COMMENTARY

Ohio voters can strike a better balance

11/6/2011
BY DAVID KUSHMA
THE BLADE EDITOR

This Tuesday's election gives Ohioans a chance to start to reverse, to a limited but important extent, the far-right lurch of our state's public-policy pendulum.

Defeat of Issue 2 would make clear that Ohio voters recognize the need for change in labor-management relations between state and local governments and their employees, but can distinguish those reforms from hard-core union-busting.

Rejection of Issue 3 would make clear that Ohioans won't risk their health care and consumer safeguards to let the Tea Party express symbolic opposition to ObamaCare that will have no practical effect.

And how we vote on the wide array of local tax proposals on the ballot will make clear how willing and able we are to continue to support public services, especially schools, amid a recession that won't go away.

At this time last year, Ohio voters were looking for someone -- anyone -- to blame for the state's awful economy and high unemployment rate. They made a special scapegoat of the incumbent governor, Democrat Ted Strickland.

Voters fired Mr. Strickland and replaced him -- albeit with a 49-percent plurality -- with his Republican challenger, John Kasich. They gave Republicans control of both houses of the General Assembly, and of nearly every other statewide office.

Ohioans weren't bucking a trend; 2010 was a GOP year across the country. But the new governor and Republican lawmakers interpreted their victories as a near-absolute mandate.

We've seen the results. They enacted an all-cuts state budget that erased a projected deficit by slashing aid to essential public services, while cutting taxes for the state's wealthiest residents.

We've seen attempts to privatize nearly every state (read: taxpayer) asset that isn't nailed down, and proposals that would jeopardize the environmental health of Lake Erie and state parks, in return for vague promises of job creation and economic growth.

More recently, we've seen nakedly partisan efforts by Columbus Republicans to cement their political dominance by working to disfranchise voters who aren't likely to support them, and by drawing new maps for Ohio's U.S. House delegation and General Assembly that mock the idea of fair representation.

And much of this has occurred without any pretense of allowing political opponents -- or citizens -- a piece of an open, inclusive policy-making process.

Ohioans seem to be showing a degree of buyer's remorse. A poll conducted in mid-October by Quinnipiac University in Connecticut found that 52 percent of state voters said they disapprove of Mr. Kasich's job performance -- his worst rating since he took office.

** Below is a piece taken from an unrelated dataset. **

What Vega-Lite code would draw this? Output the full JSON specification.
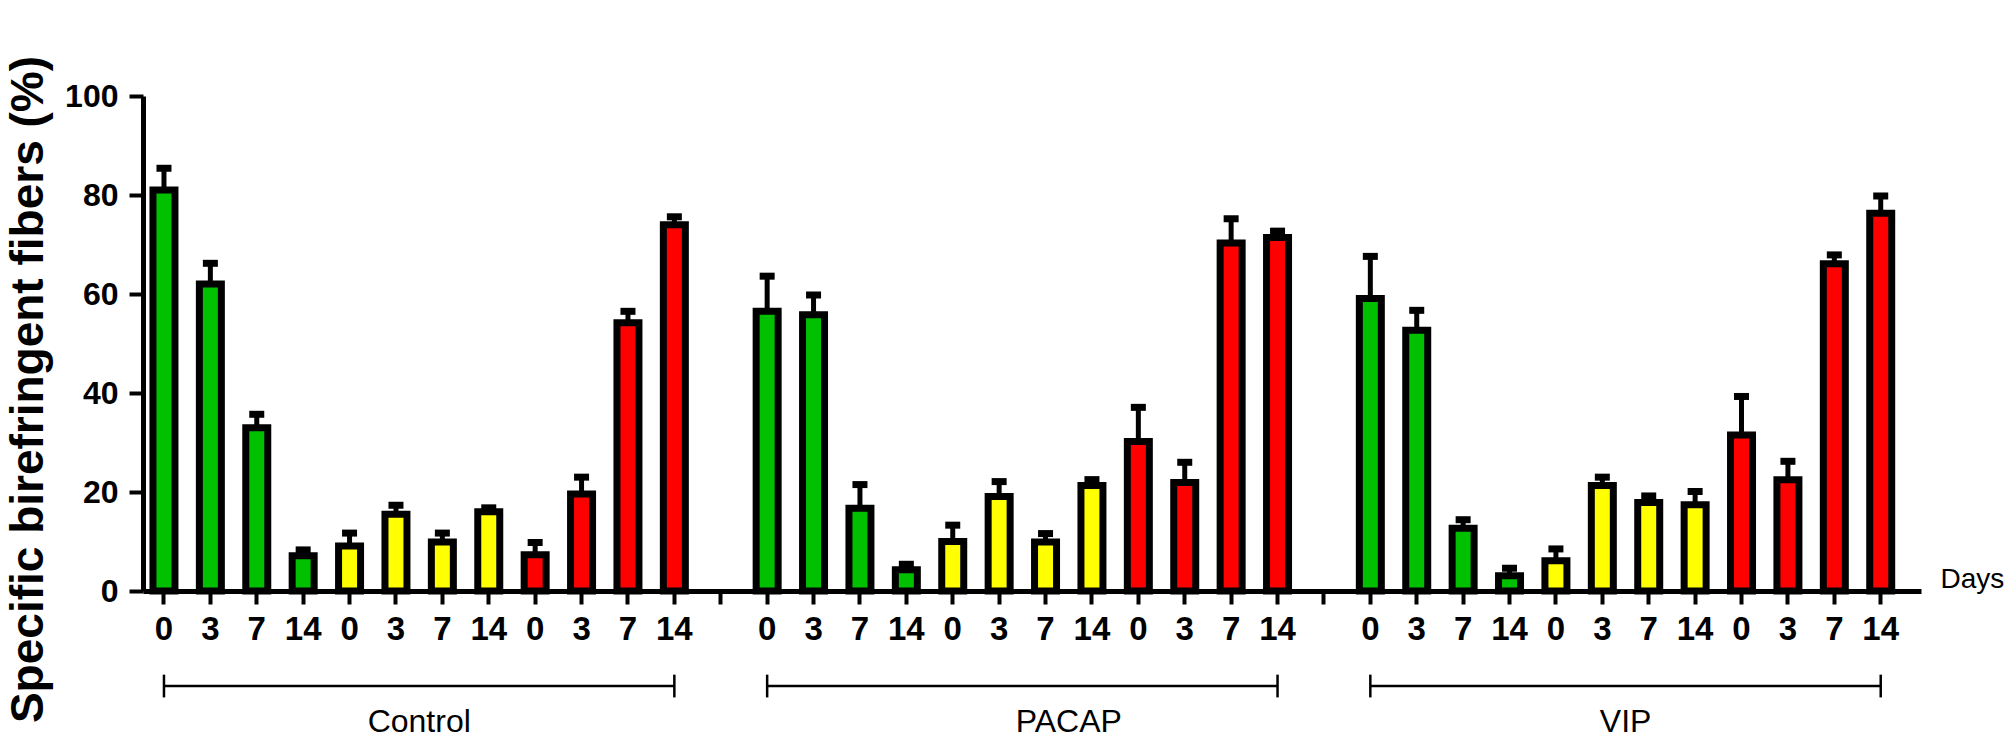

Just 36 percent of voters were favorably disposed to the governor. Most significantly, independent voters, who delivered Mr. Kasich's victory over Mr. Strickland last year, are more negative about him now than are voters in general, the poll suggests.

Overall, 37 percent of the Ohioans surveyed said they are very dissatisfied with the way things are going in our state -- again, the highest percentage measured this year by the Quinnipiac poll.

None of this means that Governor Kasich is toast. He won't face voters again for three years -- an eternity in politics. President Ronald Reagan had a disapproval rating worse than Mr. Kasich's in 1983, a year before he mopped the floor with Walter Mondale.

Peter Brown, the assistant director of Quinnipiac's polling institute, notes that other new governors -- such as Republican Rick Scott in Florida -- have numbers as bad as Mr. Kasich's. And he adds that Ohio voters' poor assessment of the state of their state has not changed greatly in more than a year.

Still, Mr. Brown told me, the governor's low approval rating means "he has some political problems, obviously." He says Ohio voters are more likely than their counterparts in other states to say that state budget cuts aren't fair "to people like you."

"There is something going on with Kasich that voters aren't happy with," Mr. Brown says. "He has not done well in his first year. If he were up for re-election today, he wouldn't be [given a second term]."

This week's election can't reverse all of the troubling trends of 2011. But it does allow voters the opportunity to say they've had enough, or instead to express satisfaction with the direction state government is taking.

The biggest item on the ballot, of course, is Issue 2 -- a referendum on the new state law that would greatly limit government workers' collective-bargaining rights. Its legislative history is instructive.

The Blade reported last week that the Kasich administration proposed many of Senate Bill 5's most overt anti-union provisions. It did so with the support of Tea Party activists and the Ohio chapter of Americans for Prosperity, an advocacy group funded by the billionaire Koch brothers.

Those additions turned what could have been a reasonable law into a bad one. Rejecting Issue 2 would enable voters to tell their elected representatives, including the governor, to try again and get it right.

On the adjacent page, The Blade summarizes its positions on key issues and contests on Tuesday. But as always, the only endorsement that counts is the one you make on your ballot.

The leaders in Columbus need to hear you. So tell them what you think.

David Kushma is editor of The Blade.